--- BEGIN Data lines ---

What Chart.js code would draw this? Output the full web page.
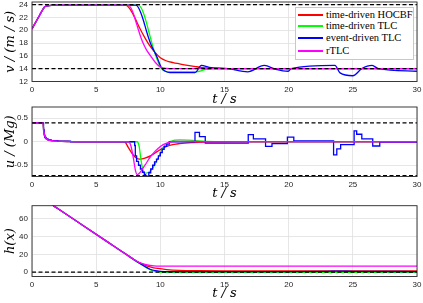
<!DOCTYPE html>
<html>
<head>
<meta charset="utf-8">
<script src="https://cdn.jsdelivr.net/npm/chart.js@4.4.1/dist/chart.umd.min.js"></script>
<style>
  html, body { margin: 0; padding: 0; background: #fff; }
  #wrap { position: relative; width: 423px; height: 303px; overflow: hidden; }
  .pane { position: absolute; left: 0; width: 423px; }
  #legend {
    position: absolute; left: 295px; top: 7px; width: 119px; height: 53px;
    box-sizing: border-box; background: #fff; border: 1px solid #c8c8c8;
    font: 10.5px "Liberation Serif", serif; color: #000;
  }
  .lg-row { position: absolute; left: 2px; height: 12px; white-space: nowrap; }
  .lg-sw { position: absolute; left: 0; top: 5px; width: 25px; height: 2px; }
  .lg-tx { position: absolute; left: 28px; top: 0; line-height: 12px; }
</style>
</head>
<body>
<div id="wrap">
  <div class="pane" style="top:0;height:106px"><canvas id="cV"></canvas></div>
  <div class="pane" style="top:100px;height:100px"><canvas id="cU"></canvas></div>
  <div class="pane" style="top:198px;height:105px"><canvas id="cH"></canvas></div>
  <div id="legend"></div>
</div>
<script>
'use strict';

/* ---------- series names / colours ---------- */
const names  = ['time-driven HOCBF', 'time-driven TLC', 'event-driven TLC', 'rTLC'];
const colors = ['#ff0000', '#00ff00', '#0000ff', '#ff00ff'];

/* ---------- axis ticks ---------- */
const tTicks = [0, 5, 10, 15, 20, 25, 30];
const vTicks = [12, 14, 16, 18, 20, 22, 24];
const uTicks = [-0.5, 0, 0.5];
const hTicks = [0, 20, 40, 60];

/* ---------- dashed limits ---------- */
const vLimits = [24, 14];
const uLimits = [0.4, -0.72];
const hLimits = [0];

/* ---------- v (m/s) ---------- */
const vStartT = [0, 0.25, 0.5, 0.75, 0.9, 1.0, 1.2, 1.5, 2.0];
const vStartY = [20.2, 21.1, 22.0, 22.9, 23.4, 23.65, 23.8, 23.88, 23.9];

const vRedT = [7.3, 7.6, 8.0, 8.4, 8.8, 9.2, 9.6, 10, 10.5, 11, 11.5, 12, 12.85, 13.5, 14.5, 16, 30];
const vRedY = [23.9, 23.4, 22.0, 20.3, 18.8, 17.5, 16.5, 15.7, 15.2, 14.95, 14.75, 14.55, 14.3, 14.12, 14.03, 14.0, 14.0];

const vGreenT = [8.3, 8.5, 8.7, 8.9, 9.1, 9.3, 9.5, 9.7, 9.9, 10.1, 10.3, 10.6, 11, 12.6, 13.0, 13.5, 14, 15, 30];
const vGreenY = [23.9, 23.5, 22.6, 21.3, 19.8, 18.3, 16.9, 15.7, 14.7, 14.0, 13.65, 13.5, 13.45, 13.45, 13.6, 13.85, 13.97, 14.0, 14.0];

const vBlueT = [8.1, 8.3, 8.5, 8.7, 8.9, 9.1, 9.3, 9.5, 9.7, 9.9, 10.1, 10.4, 10.75, 12.7, 13.2, 13.8, 15.3, 16.8, 18.1, 19.0, 19.97, 20.2, 23.6, 24.0, 25.0, 25.7, 26.5, 27.0, 30];
const vBlueY = [23.9, 23.5, 22.6, 21.4, 20.0, 18.7, 17.6, 16.8, 16.0, 15.0, 14.1, 13.6, 13.4, 13.4, 14.5, 14.2, 14.0, 13.5, 14.5, 13.9, 13.6, 14.0, 14.5, 13.35, 12.9, 14.0, 14.5, 14.0, 13.6];

const vMagT = [7.5, 7.7, 7.9, 8.1, 8.3, 8.5, 8.7, 8.9, 9.2, 9.6, 10.0, 10.5, 11, 30];
const vMagY = [23.9, 23.5, 22.6, 21.3, 20.0, 18.8, 17.8, 17.0, 16.1, 15.0, 14.25, 14.03, 14.0, 14.0];

/* ---------- u/(Mg) ---------- */
const uStartT = [0, 0.85, 0.92, 1.0, 1.1, 1.25, 1.5, 2.0, 3.0, 4.0];
const uStartY = [0.4, 0.4, 0.22, 0.12, 0.07, 0.04, 0.025, 0.012, 0.004, 0];

const uRedT = [7.2, 7.5, 7.8, 8.1, 8.4, 8.8, 9.3, 9.8, 10.3, 10.8, 11.5, 12.5, 14, 16, 30];
const uRedY = [0, -0.12, -0.25, -0.34, -0.37, -0.35, -0.29, -0.2, -0.12, -0.07, -0.04, -0.02, -0.008, 0, 0];

const uGreenT = [8.2, 8.35, 8.5, 8.65, 8.85, 9.0, 9.3, 9.6, 9.9, 10.2, 10.5, 10.8, 11.5, 12.5, 13.5, 15, 30];
const uGreenY = [0, -0.1, -0.4, -0.6, -0.67, -0.66, -0.6, -0.47, -0.3, -0.13, -0.04, 0.01, 0.04, 0.03, 0.01, 0, 0];

const uBlueT = [0, 0.9, 0.95, 1.0, 1.1, 1.25, 1.5, 2.0, 3.0, 8.0, 8.05, 8.15, 8.3, 8.45, 8.6, 8.75, 8.85, 9.1, 9.25, 9.4, 9.55, 9.7, 9.85, 10.0, 10.15, 10.3, 10.5, 10.7, 12.7, 13.05, 13.5, 16.85, 17.25, 18.2, 18.7, 19.9, 20.4, 23.5, 23.75, 24.05, 25.1, 25.3, 25.7, 26.55, 27.1, 30];
const uBlueY = [0.4, 0.25, 0.14, 0.09, 0.06, 0.04, 0.025, 0.012, 0.0, -0.08, -0.3, -0.42, -0.5, -0.58, -0.65, -0.7, -0.73, -0.66, -0.58, -0.5, -0.43, -0.37, -0.3, -0.23, -0.16, -0.1, -0.05, 0.0, 0.2, 0.11, -0.03, 0.15, 0.06, -0.1, -0.04, 0.1, 0.02, -0.28, -0.15, -0.06, 0.23, 0.16, 0.06, -0.09, -0.01, -0.01];

const uMagT = [7.5, 7.7, 7.9, 8.05, 8.2, 8.4, 8.8, 9.2, 9.6, 10.0, 10.5, 11.0, 12.0, 13.5, 30];
const uMagY = [0, -0.08, -0.35, -0.6, -0.7, -0.66, -0.5, -0.33, -0.2, -0.1, -0.03, 0.005, 0.01, 0, 0];

/* ---------- h(x) ---------- */
const hStartT = [0, 1, 2, 4, 6, 7, 7.6];
const hStartY = [89, 81.5, 71.8, 52.4, 33, 23.3, 17.5];

const hRedT = [8.0, 8.4, 8.8, 9.2, 9.8, 10.5, 11.5, 13, 15, 30];
const hRedY = [13.6, 10.4, 7.9, 6.0, 4.1, 2.8, 1.9, 1.5, 1.3, 1.2];

const hGreenT = [8.0, 8.4, 8.8, 9.2, 9.6, 10, 10.5, 12, 30];
const hGreenY = [13.5, 9.7, 6.0, 2.8, 0.9, 0.0, -0.4, -0.5, -0.4];

const hBlueT = [8.0, 8.4, 8.8, 9.2, 9.6, 10, 11, 13, 20, 23, 24, 25, 30];
const hBlueY = [13.5, 9.8, 6.3, 3.2, 1.6, 0.9, 0.5, 0.4, 0.6, 0.9, 1.1, 0.8, 0.6];

const hMagT = [8.0, 8.3, 8.6, 9.0, 9.5, 10, 11, 30];
const hMagY = [13.7, 11.3, 9.6, 8.0, 7.1, 6.8, 6.7, 6.7];

/* =============================================
   HELPERS
   ============================================= */
const TICK_FONT = { family: '"Liberation Sans", Arial, sans-serif', size: 8 };
const TITLE_FONT = { family: '"DejaVu Serif", serif', style: 'italic', size: 13, lineHeight: 1 };
const TICK_COLOR = '#262626';
const GRID_COLOR = '#e0e0e0';

function pts(ts, ys) {
  return ts.map((t, i) => ({ x: t, y: ys[i] }));
}

function series(i, ts, ys, extra) {
  return Object.assign({
    label: names[i],
    data: pts(ts, ys),
    borderColor: colors[i],
    borderWidth: 1.3,
    pointRadius: 0,
    fill: false,
    cubicInterpolationMode: 'monotone',
    order: 4 - i
  }, extra || {});
}

function limits(vals) {
  return vals.map(v => ({
    label: 'limit',
    data: pts([0, 30], [v, v]),
    borderColor: '#000',
    borderWidth: 1.2,
    borderDash: [4, 2.5],
    pointRadius: 0,
    order: 0
  }));
}

const boxPlugin = {
  id: 'box',
  afterDatasetsDraw(chart) {
    const { ctx, chartArea: a } = chart;
    ctx.save();
    ctx.strokeStyle = '#262626';
    ctx.lineWidth = 0.9;
    ctx.strokeRect(a.left, a.top, a.right - a.left, a.bottom - a.top);
    ctx.restore();
  }
};

function makeChart(id, datasets, cfg) {
  return new Chart(document.getElementById(id), {
    type: 'line',
    data: { datasets },
    plugins: [boxPlugin],
    options: {
      responsive: true,
      maintainAspectRatio: false,
      animation: false,
      layout: { padding: { top: cfg.padTop, right: 6, bottom: 0, left: 0 } },
      plugins: { legend: { display: false }, tooltip: { enabled: false } },
      scales: {
        x: {
          type: 'linear', min: 0, max: 30,
          afterBuildTicks: s => { s.ticks = tTicks.map(v => ({ value: v })); },
          afterFit: s => { s.height = cfg.xH; s.paddingLeft = 0; s.paddingRight = 0; },
          ticks: { font: TICK_FONT, color: TICK_COLOR, padding: 3, maxRotation: 0 },
          grid: { color: GRID_COLOR, lineWidth: 0.8, drawTicks: false },
          border: { display: false },
          title: { display: true, text: 't / s', font: TITLE_FONT, color: '#000', padding: { top: 0, bottom: cfg.xTitlePad } }
        },
        y: {
          type: 'linear', min: cfg.min, max: cfg.max,
          afterBuildTicks: s => { s.ticks = cfg.ticks.map(v => ({ value: v })); },
          afterFit: s => { s.width = 32; s.paddingTop = 0; s.paddingBottom = 0; },
          ticks: { font: TICK_FONT, color: TICK_COLOR, padding: 4, callback: v => String(v) },
          grid: { color: GRID_COLOR, lineWidth: 0.8, drawTicks: false },
          border: { display: false },
          title: { display: true, text: cfg.title, font: TITLE_FONT, color: '#000', padding: { top: 4, bottom: 0 } }
        }
      }
    }
  });
}

/* =============================================
   CHARTS
   ============================================= */
makeChart('cV', [
  series(0, vStartT.concat(vRedT), vStartY.concat(vRedY)),
  series(1, vStartT.concat(vGreenT), vStartY.concat(vGreenY)),
  series(2, vStartT.concat(vBlueT), vStartY.concat(vBlueY)),
  series(3, vStartT.concat(vMagT), vStartY.concat(vMagY)),
  ...limits(vLimits)
], { padTop: 2, xH: 24.5, xTitlePad: 0, min: 12, max: 24.4, ticks: vTicks, title: 'v / (m / s)' });

makeChart('cU', [
  series(0, uStartT.concat(uRedT), uStartY.concat(uRedY)),
  series(1, uStartT.concat(uGreenT), uStartY.concat(uGreenY)),
  // event-driven control is piecewise constant: hold each value until the next event
  series(2, uBlueT, uBlueY, { stepped: 'before', cubicInterpolationMode: 'default' }),
  series(3, uStartT.concat(uMagT), uStartY.concat(uMagY)),
  ...limits(uLimits)
], { padTop: 7, xH: 23.5, xTitlePad: 0, min: -0.74, max: 0.74, ticks: uTicks, title: 'u / (Mg)' });

makeChart('cH', [
  series(0, hStartT.concat(hRedT), hStartY.concat(hRedY)),
  series(1, hStartT.concat(hGreenT), hStartY.concat(hGreenY)),
  series(2, hStartT.concat(hBlueT), hStartY.concat(hBlueY)),
  series(3, hStartT.concat(hMagT), hStartY.concat(hMagY)),
  ...limits(hLimits)
], { padTop: 7.7, xH: 26.5, xTitlePad: 3, min: -5, max: 75, ticks: hTicks, title: 'h(x)' });

/* =============================================
   LEGEND
   ============================================= */
(function () {
  const box = document.getElementById('legend');
  const rowTops = [1, 12, 24, 37];
  names.forEach((n, i) => {
    const row = document.createElement('div');
    row.className = 'lg-row';
    row.style.top = rowTops[i] + 'px';
    row.innerHTML = `<span class="lg-sw" style="background-color:${colors[i]}"></span><span class="lg-tx">${n}</span>`;
    box.appendChild(row);
  });
})();
</script>
</body>
</html>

--- END Data lines ---

Begin at the first line of the material and copy each line exactly through the one containing "const colors = ['#ff0000', '#00ff00', '#0000ff', '#ff00ff'];". Omit pictures.

- Full output:
What Chart.js code would draw this? Output the full web page.
<!DOCTYPE html>
<html>
<head>
<meta charset="utf-8">
<script src="https://cdn.jsdelivr.net/npm/chart.js@4.4.1/dist/chart.umd.min.js"></script>
<style>
  html, body { margin: 0; padding: 0; background: #fff; }
  #wrap { position: relative; width: 423px; height: 303px; overflow: hidden; }
  .pane { position: absolute; left: 0; width: 423px; }
  #legend {
    position: absolute; left: 295px; top: 7px; width: 119px; height: 53px;
    box-sizing: border-box; background: #fff; border: 1px solid #c8c8c8;
    font: 10.5px "Liberation Serif", serif; color: #000;
  }
  .lg-row { position: absolute; left: 2px; height: 12px; white-space: nowrap; }
  .lg-sw { position: absolute; left: 0; top: 5px; width: 25px; height: 2px; }
  .lg-tx { position: absolute; left: 28px; top: 0; line-height: 12px; }
</style>
</head>
<body>
<div id="wrap">
  <div class="pane" style="top:0;height:106px"><canvas id="cV"></canvas></div>
  <div class="pane" style="top:100px;height:100px"><canvas id="cU"></canvas></div>
  <div class="pane" style="top:198px;height:105px"><canvas id="cH"></canvas></div>
  <div id="legend"></div>
</div>
<script>
'use strict';

/* ---------- series names / colours ---------- */
const names  = ['time-driven HOCBF', 'time-driven TLC', 'event-driven TLC', 'rTLC'];
const colors = ['#ff0000', '#00ff00', '#0000ff', '#ff00ff'];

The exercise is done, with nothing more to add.